The situation looks grim. Fixtures that involve a visit to West Ham on Sunday and a home game against Tottenham to close the season leave a difficult, but not impossible, task for survival.
Around them, Nottingham Forest and Everton looked like relegation candidates for a while, but have done just enough to move above the bottom places, with fighting spirit and an opportune win here and there.
Southampton is already relegated, while Leicester, EPL champion just seven years ago, now needs a miracle akin to that famed 5,000-to-1 triumph to lift itself clear.
If the worst fate — and we won't call it unthinkable because it has quickly become very, very thinkable — befalls Leeds, what then for the American players? This is a quiet time for the national team post-World Cup, but the overall health of the USA squad requires its best players to be playing in favorable club situations.
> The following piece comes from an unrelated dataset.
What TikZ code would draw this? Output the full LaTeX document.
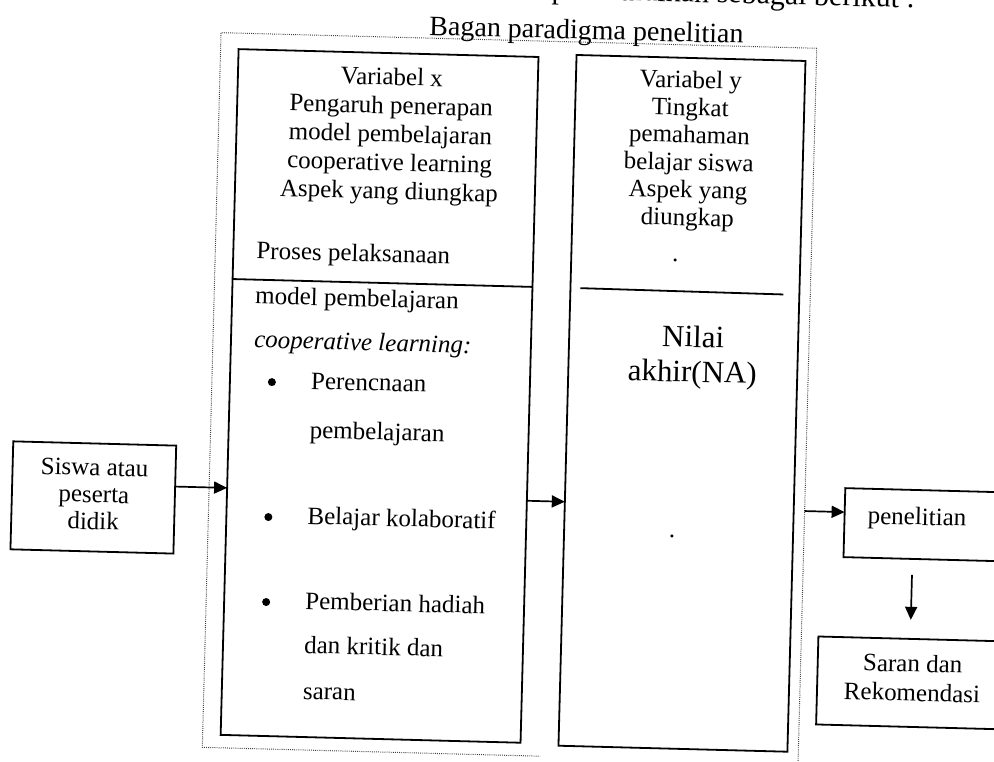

Adams will find some demand, and while American fans would love to see him playing in the Champions League somewhere, reality dictates that his holding midfield abilities could be most valuable to a scrappy EPL team trying to position itself as a mid-level survivalist.
Aaronson might be best served to stick around at Leeds, and a year in the rough-and-tumble of the Championship might do him no harm. At his top level, he is one of the most dynamic players the U.S. has, but he found life more difficult as this season wore on and is just the latest player to have found the switch to English soccer grueling.
McKennie has no shortage of ability, but again, his best chance of sticking at a truly elite club probably passed by once he left Juventus. Like Adams, an EPL stay with a mid-ranked EPL team would make some sense.
The promotion and relegation system is one of the things that makes European soccer so compelling. Every game matters, with a brutal financial difference in the television payouts awarded to teams once they drop a division.
There are a lot of factors at play and some harsh realities that cannot be avoided. It's not, if we're being honest, looking very rosy for Leeds.
Far from being an American Dream, as one witty headline writer stumbled upon early in the season, it has turned into a very English kind of nightmare.